**PROMPT:** Leaving out every picture, copy the lines of the data exactly, from the first through the line containing "[0.02, 0.02, 0.085]];".
--- START ---
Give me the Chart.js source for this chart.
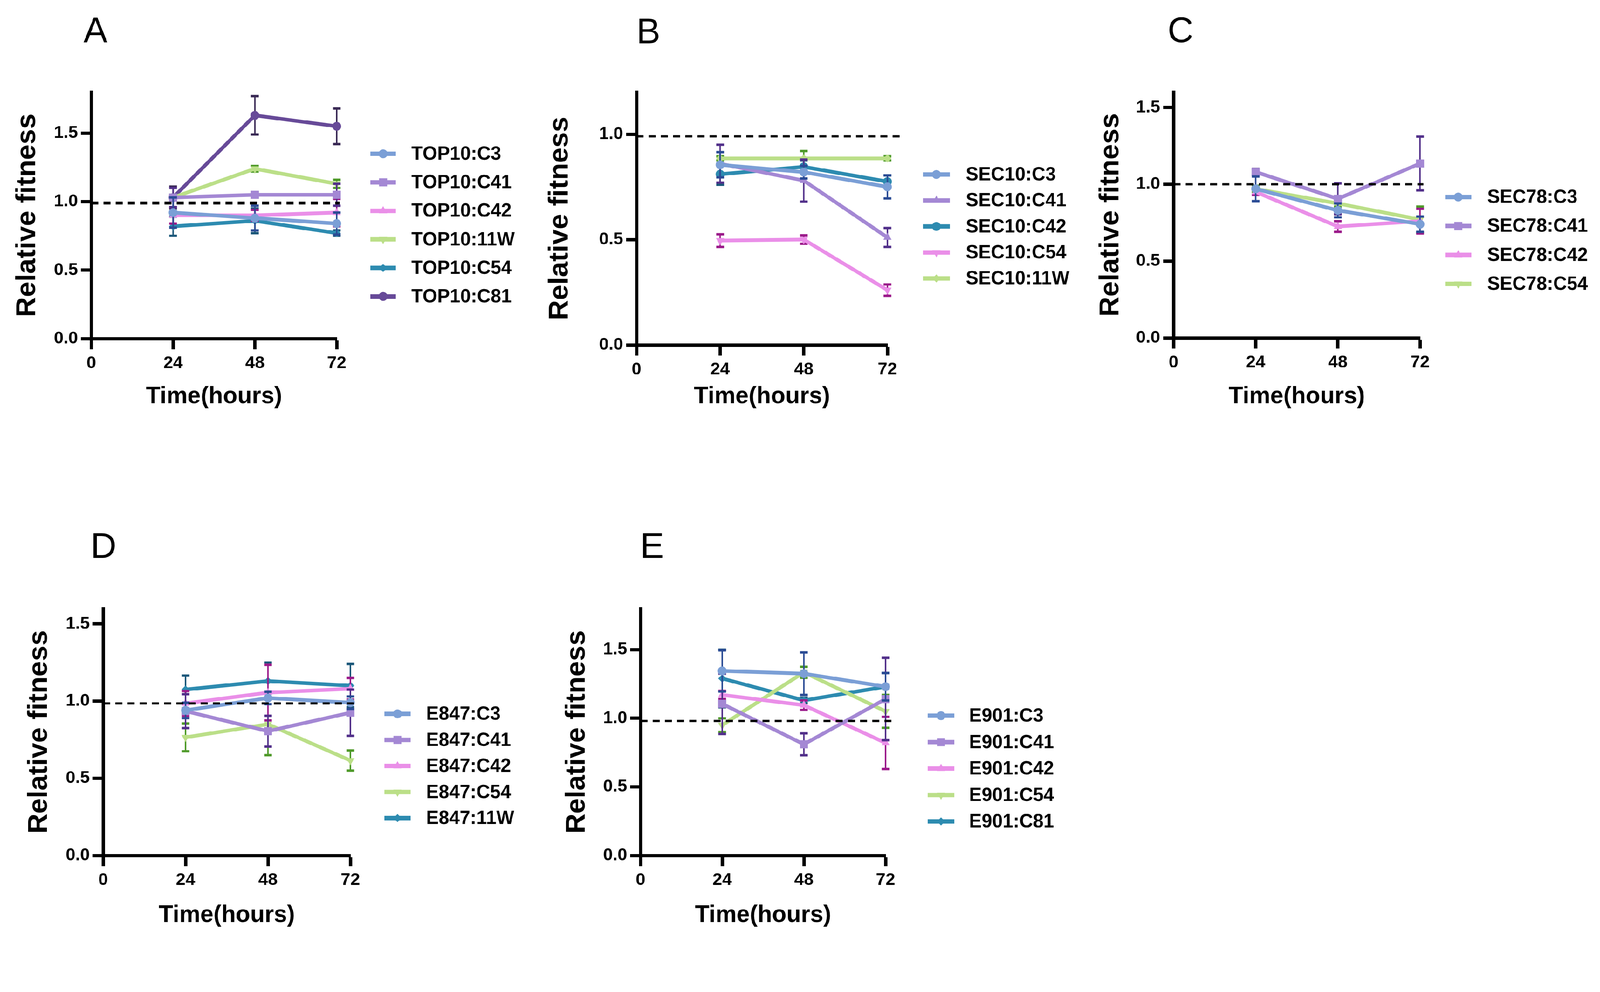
<!DOCTYPE html>
<html lang="en">
<head>
<meta charset="UTF-8" />
<title>Relative fitness over time</title>
<script src="https://cdn.jsdelivr.net/npm/chart.js"></script>
<style>
  html, body { margin: 0; padding: 0; background: #fff; overflow: hidden; }
  #page { width: 4329px; height: 2539px; position: relative; transform-origin: 0 0; }
  canvas { position: absolute; }
</style>
</head>
<body>
<div id="page">
<canvas id="cA"></canvas>
<canvas id="cB"></canvas>
<canvas id="cC"></canvas>
<canvas id="cD"></canvas>
<canvas id="cE"></canvas>
</div>
<script>
// ---- data ----
const times = [24, 48, 72];
const xTicks = [0, 24, 48, 72];
const yTicks3 = [0, 0.5, 1.0, 1.5];
const yTicks2 = [0, 0.5, 1.0];

const aLabels = ['TOP10:C3', 'TOP10:C41', 'TOP10:C42', 'TOP10:11W', 'TOP10:C54', 'TOP10:C81'];
const aMeans = [[0.92, 0.88, 0.84], [1.03, 1.05, 1.05], [0.90, 0.90, 0.92],
                [1.03, 1.24, 1.13], [0.82, 0.86, 0.77], [1.03, 1.63, 1.55]];
const aErrors = [[0.11, 0.09, 0.08], [0.07, 0.02, 0.08], [0.06, 0.04, 0.10],
                 [0.02, 0.02, 0.03], [0.07, 0.09, 0.02], [0.08, 0.14, 0.13]];

const bLabels = ['SEC10:C3', 'SEC10:C41', 'SEC10:C42', 'SEC10:C54', 'SEC10:11W'];
const bMeans = [[0.855, 0.82, 0.75], [0.86, 0.78, 0.51], [0.81, 0.845, 0.775],
                [0.495, 0.50, 0.26], [0.885, 0.885, 0.885]];
const bErrors = [[0.06, 0.03, 0.055], [0.09, 0.10, 0.045], [0.05, 0.03, 0.03],
                 [0.03, 0.02, 0.027], [0.01, 0.035, 0.01]];

const cLabels = ['SEC78:C3', 'SEC78:C41', 'SEC78:C42', 'SEC78:C54'];
const cMeans = [[0.97, 0.83, 0.74], [1.08, 0.905, 1.135], [0.95, 0.725, 0.76], [0.97, 0.875, 0.77]];
const cErrors = [[0.08, 0.045, 0.05], [0.02, 0.10, 0.175], [0.02, 0.035, 0.08], [0.02, 0.02, 0.085]];

const dLabels = ['E847:C3', 'E847:C41', 'E847:C42', 'E847:C54', 'E847:11W'];
const dMeans = [[0.94, 1.02, 0.99], [0.935, 0.805, 0.925], [0.985, 1.055, 1.08],
                [0.765, 0.85, 0.615], [1.075, 1.13, 1.10]];
const dErrors = [[0.05, 0.04, 0.04], [0.11, 0.10, 0.15], [0.08, 0.18, 0.07],
                 [0.09, 0.20, 0.065], [0.09, 0.12, 0.14]];

const eLabels = ['E901:C3', 'E901:C41', 'E901:C42', 'E901:C54', 'E901:C81'];
const eMeans = [[1.345, 1.325, 1.23], [1.105, 0.81, 1.14], [1.17, 1.095, 0.82],
                [0.95, 1.335, 1.05], [1.29, 1.13, 1.23]];
const eErrors = [[0.15, 0.155, 0.10], [0.22, 0.08, 0.30], [0.03, 0.035, 0.19],
                 [0.05, 0.04, 0.12], [0.21, 0.02, 0.10]];

const refLevels = [0.99, 0.99, 1.0, 0.985, 0.98];   // dashed line at ~1
const refEnds = [72.9, 76.4, 73.0, 73.8, 73.7];     // where the dashed line stops (hours)
const yMaxes = [1.8, 1.2, 1.6, 1.6, 1.8];

// ---- styles ----
const FONT = "'Liberation Sans', Arial, Helvetica, sans-serif";
const C = {
  blue:   ['#7b9fd6', '#2b4c95'],
  purple: ['#a488d4', '#52308a'],
  pink:   ['#ea8fe8', '#9b1a8a'],
  green:  ['#bbdf88', '#4f9a2a'],
  teal:   ['#2d8bb0', '#1c587a'],
  plum:   ['#674a98', '#3a2a55']
};
// [point style, rotation, radius]
const M = {
  circle: ['circle', 0, 12],
  square: ['rect', 0, 15.5],
  up:     ['triangle', 0, 13],
  down:   ['triangle', 180, 13],
  diam:   ['rectRot', 0, 11]
};
const aStyle = [['blue', 'circle'], ['purple', 'square'], ['pink', 'up'], ['green', 'down'], ['teal', 'diam'], ['plum', 'circle']];
const bStyle = [['blue', 'circle'], ['purple', 'up'], ['teal', 'circle'], ['pink', 'down'], ['green', 'diam']];
const cStyle = [['blue', 'circle'], ['purple', 'square'], ['pink', 'up'], ['green', 'down']];
const dStyle = [['blue', 'circle'], ['purple', 'square'], ['pink', 'up'], ['green', 'down'], ['teal', 'diam']];
const eStyle = [['blue', 'circle'], ['purple', 'square'], ['pink', 'up'], ['green', 'down'], ['teal', 'diam']];

// page layout (px, in the 4329x2539 frame)
const layouts = [
  { id: 'cA', letter: 'A', box: [0, 0, 1440, 1160], area: [247, 249, 911, 916], lx: 226, ly: 114,
    yTitleX: 74, xTitleY: 1073, leg: [1002, 1071, 1113, 416, 77.2], refW: 8 },
  { id: 'cB', letter: 'B', box: [1440, 0, 1480, 1160], area: [1722, 249, 2401, 933], lx: 1722, ly: 117,
    yTitleX: 1515, xTitleY: 1073, leg: [2497, 2570, 2613, 472, 70.3], refW: 6 },
  { id: 'cC', letter: 'C', box: [2920, 0, 1409, 1160], area: [3175, 249, 3842, 914], lx: 3159, ly: 114,
    yTitleX: 3005, xTitleY: 1073, leg: [3910, 3981, 4024, 533, 78.3], refW: 6 },
  { id: 'cD', letter: 'D', box: [0, 1380, 1440, 1159], area: [279, 1646, 948, 2314], lx: 245, ly: 1509,
    yTitleX: 106, xTitleY: 2476, leg: [1040, 1111, 1153, 1931, 70.5], refW: 6 },
  { id: 'cE', letter: 'E', box: [1440, 1380, 1480, 1159], area: [1733, 1646, 2396, 2314], lx: 1732, ly: 1509,
    yTitleX: 1561, xTitleY: 2476, leg: [2510, 2582, 2622, 1936, 71.5], refW: 6 }
];

// fit the 4329x2539 frame into whatever the viewport is
const pageScale = Math.min(window.innerWidth / 4329, window.innerHeight / 2539);
document.getElementById('page').style.transform = 'scale(' + pageScale + ')';

// error bars drawn just before each dataset
const errorBars = {
  id: 'errorBars',
  beforeDatasetDraw(chart, args) {
    const ds = chart.data.datasets[args.index];
    if (!ds.errors) return;
    const ctx = chart.ctx, ys = chart.scales.y;
    ctx.save();
    ctx.strokeStyle = ds.errColor;
    args.meta.data.forEach((pt, i) => {
      const v = ds.data[i].y, e = ds.errors[i];
      const t = ys.getPixelForValue(v + e), b = ys.getPixelForValue(v - e);
      ctx.lineWidth = 4;
      ctx.beginPath(); ctx.moveTo(pt.x, t); ctx.lineTo(pt.x, b); ctx.stroke();
      ctx.lineWidth = 6.5;
      ctx.beginPath();
      ctx.moveTo(pt.x - 10.5, t); ctx.lineTo(pt.x + 10.5, t);
      ctx.moveTo(pt.x - 10.5, b); ctx.lineTo(pt.x + 10.5, b);
      ctx.stroke();
    });
    ctx.restore();
  }
};

// legend on the right + panel letter
const sideLegend = {
  id: 'sideLegend',
  afterDraw(chart, args, o) {
    const ctx = chart.ctx;
    const [x0, x1, tx, y0, dy] = o.leg;
    ctx.save();
    let k = 0;
    chart.data.datasets.forEach(ds => {
      if (ds.isRef) return;
      const y = y0 + k * dy - o.oy;
      ctx.strokeStyle = ds.borderColor;
      ctx.lineWidth = 12;
      ctx.beginPath(); ctx.moveTo(x0 - o.ox, y); ctx.lineTo(x1 - o.ox, y); ctx.stroke();
      ctx.fillStyle = ds.borderColor;
      Chart.helpers.drawPoint(ctx, {
        pointStyle: ds.pointStyle, rotation: ds.pointRotation,
        radius: ds.pointRadius, borderWidth: 0
      }, (x0 + x1) / 2 - o.ox, y);
      ctx.fillStyle = '#000';
      ctx.font = 'bold 51px ' + FONT;
      ctx.textBaseline = 'middle';
      ctx.textAlign = 'left';
      ctx.fillText(ds.label, tx - o.ox, y + 2);
      k++;
    });
    ctx.font = '97px ' + FONT;
    ctx.textBaseline = 'alphabetic';
    ctx.fillText(o.letter, o.lx - o.ox, o.ly - o.oy);
    ctx.restore();
  }
};

function makePanel(n, labels, means, errors, style, yTicks) {
  const L = layouts[n];
  const [bx, by, bw, bh] = L.box;
  const [left, top, right, bottom] = L.area;
  const cv = document.getElementById(L.id);
  cv.width = bw; cv.height = bh;
  cv.style.left = bx + 'px'; cv.style.top = by + 'px';
  cv.style.width = bw + 'px'; cv.style.height = bh + 'px';

  const datasets = labels.map((lab, i) => {
    const col = C[style[i][0]], mk = M[style[i][1]];
    return {
      label: lab,
      data: times.map((t, j) => ({ x: t, y: means[i][j] })),
      errors: errors[i],
      errColor: col[1],
      borderColor: col[0],
      backgroundColor: col[0],
      pointBackgroundColor: col[0],
      borderWidth: 10,
      pointStyle: mk[0], pointRotation: mk[1], pointRadius: mk[2],
      pointBorderWidth: 0,
      clip: false
    };
  });
  datasets.push({
    label: 'ref', isRef: true,
    data: [{ x: 0, y: refLevels[n] }, { x: refEnds[n], y: refLevels[n] }],
    borderColor: '#000', borderWidth: L.refW, borderDash: [19, 14],
    pointRadius: 0, clip: false, order: -1
  });

  const tickFont = { family: FONT, size: 47, weight: 'bold' };
  new Chart(cv, {
    type: 'line',
    data: { datasets },
    plugins: [errorBars, sideLegend],
    options: {
      responsive: false, animation: false, devicePixelRatio: 1,
      layout: { padding: { left: 0, top: top - by, right: bw - (right - bx), bottom: 0 } },
      plugins: {
        legend: { display: false }, tooltip: { enabled: false },
        sideLegend: { leg: L.leg, ox: bx, oy: by, letter: L.letter, lx: L.lx, ly: L.ly }
      },
      scales: {
        x: {
          type: 'linear', min: 0, max: 72,
          afterBuildTicks: s => { s.ticks = xTicks.map(v => ({ value: v })); },
          afterFit: s => { s.height = bh - (bottom - by); },
          grid: { drawOnChartArea: false, drawTicks: true, tickLength: 29, tickWidth: 9, tickColor: '#000' },
          border: { display: true, color: '#000', width: 9 },
          ticks: { color: '#000', font: tickFont, padding: 10, maxRotation: 0, autoSkip: false,
                   callback: v => String(v) },
          title: { display: true, text: 'Time(hours)', color: '#000',
                   font: { family: FONT, size: 64, weight: 'bold' },
                   padding: { top: 0, bottom: bh - (L.xTitleY - by) - 64 * 0.6 } }
        },
        y: {
          min: 0, max: yMaxes[n],
          afterBuildTicks: s => { s.ticks = yTicks.map(v => ({ value: v })); },
          afterFit: s => { s.width = left - bx; },
          grid: { drawOnChartArea: false, drawTicks: true, tickLength: 28, tickWidth: 9, tickColor: '#000' },
          border: { display: true, color: '#000', width: 9 },
          ticks: { color: '#000', font: tickFont, padding: 8, autoSkip: false,
                   callback: v => Number(v).toFixed(1) },
          title: { display: true, text: 'Relative fitness', color: '#000',
                   font: { family: FONT, size: 75, weight: 'bold' },
                   padding: { top: (L.yTitleX - bx) - 75 * 0.6, bottom: 0 } }
        }
      }
    }
  });
}

makePanel(0, aLabels, aMeans, aErrors, aStyle, yTicks3);
makePanel(1, bLabels, bMeans, bErrors, bStyle, yTicks2);
makePanel(2, cLabels, cMeans, cErrors, cStyle, yTicks3);
makePanel(3, dLabels, dMeans, dErrors, dStyle, yTicks3);
makePanel(4, eLabels, eMeans, eErrors, eStyle, yTicks3);
</script>
</body>
</html>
--- END ---
**ANSWER TO THIS PROBLEM:**
Give me the Chart.js source for this chart.
<!DOCTYPE html>
<html lang="en">
<head>
<meta charset="UTF-8" />
<title>Relative fitness over time</title>
<script src="https://cdn.jsdelivr.net/npm/chart.js"></script>
<style>
  html, body { margin: 0; padding: 0; background: #fff; overflow: hidden; }
  #page { width: 4329px; height: 2539px; position: relative; transform-origin: 0 0; }
  canvas { position: absolute; }
</style>
</head>
<body>
<div id="page">
<canvas id="cA"></canvas>
<canvas id="cB"></canvas>
<canvas id="cC"></canvas>
<canvas id="cD"></canvas>
<canvas id="cE"></canvas>
</div>
<script>
// ---- data ----
const times = [24, 48, 72];
const xTicks = [0, 24, 48, 72];
const yTicks3 = [0, 0.5, 1.0, 1.5];
const yTicks2 = [0, 0.5, 1.0];

const aLabels = ['TOP10:C3', 'TOP10:C41', 'TOP10:C42', 'TOP10:11W', 'TOP10:C54', 'TOP10:C81'];
const aMeans = [[0.92, 0.88, 0.84], [1.03, 1.05, 1.05], [0.90, 0.90, 0.92],
                [1.03, 1.24, 1.13], [0.82, 0.86, 0.77], [1.03, 1.63, 1.55]];
const aErrors = [[0.11, 0.09, 0.08], [0.07, 0.02, 0.08], [0.06, 0.04, 0.10],
                 [0.02, 0.02, 0.03], [0.07, 0.09, 0.02], [0.08, 0.14, 0.13]];

const bLabels = ['SEC10:C3', 'SEC10:C41', 'SEC10:C42', 'SEC10:C54', 'SEC10:11W'];
const bMeans = [[0.855, 0.82, 0.75], [0.86, 0.78, 0.51], [0.81, 0.845, 0.775],
                [0.495, 0.50, 0.26], [0.885, 0.885, 0.885]];
const bErrors = [[0.06, 0.03, 0.055], [0.09, 0.10, 0.045], [0.05, 0.03, 0.03],
                 [0.03, 0.02, 0.027], [0.01, 0.035, 0.01]];

const cLabels = ['SEC78:C3', 'SEC78:C41', 'SEC78:C42', 'SEC78:C54'];
const cMeans = [[0.97, 0.83, 0.74], [1.08, 0.905, 1.135], [0.95, 0.725, 0.76], [0.97, 0.875, 0.77]];
const cErrors = [[0.08, 0.045, 0.05], [0.02, 0.10, 0.175], [0.02, 0.035, 0.08], [0.02, 0.02, 0.085]];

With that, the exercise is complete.